Remember that blog I wrote about drinking in moderation? Well obviously I couldn't start doing that until after the Memorial day weekend. Plus a friend is in town tonight, and I have a work happy hour tomorrow. Just get off my back okay?!?

To Do

This weekend I realized just how close this huge life-altering journey is and how much we still need to get done. Thus, I'm making a to-do list.

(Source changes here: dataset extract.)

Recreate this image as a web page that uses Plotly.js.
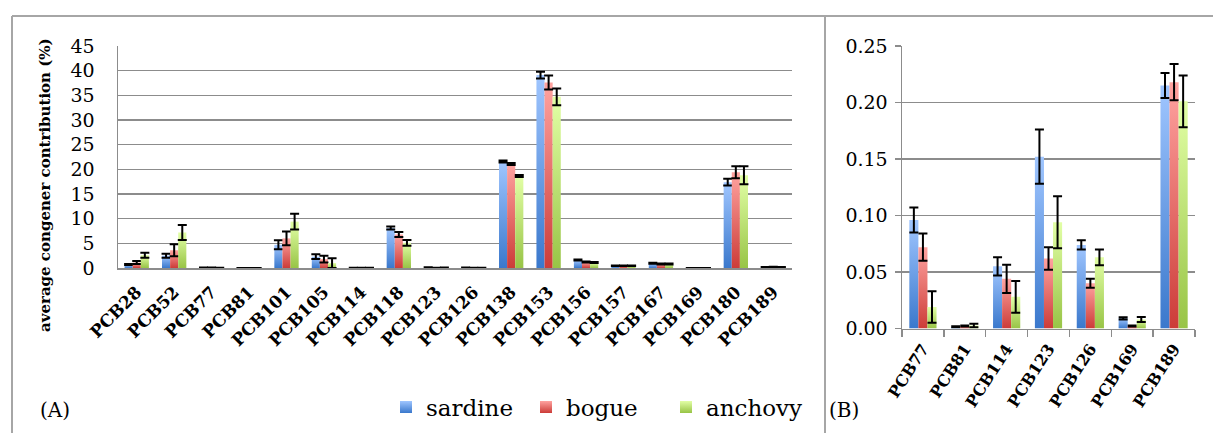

In no particular order...

  • Quit job
  • Plan drive across country, including stop at Mom's house.
  • Get road trip supplies - tents, sleeping bags etc.
  • Throw huge, amazing going away party for self
  • Give away stuff to Salvation Army
  • Fly to LA to look at potential apartments
  • Secure sublet in Los Angeles
  • Turn 27
  • Save 2000 more dollars
  • Pack bar minimum of belongings for drive to California
  • Pack up everything else and store at Chris' parents' house to be shipped later
  • Find a doctor
  • Get a physical
  • Lose 8 lbs
  • Buy bathing suit that won't frighten children
  • Drink much less
  • Cancel gym membership
  • Look for freelance jobs
  • Network with LA contacts
  • Get a bike

Yikes. Better get started....tomorrow.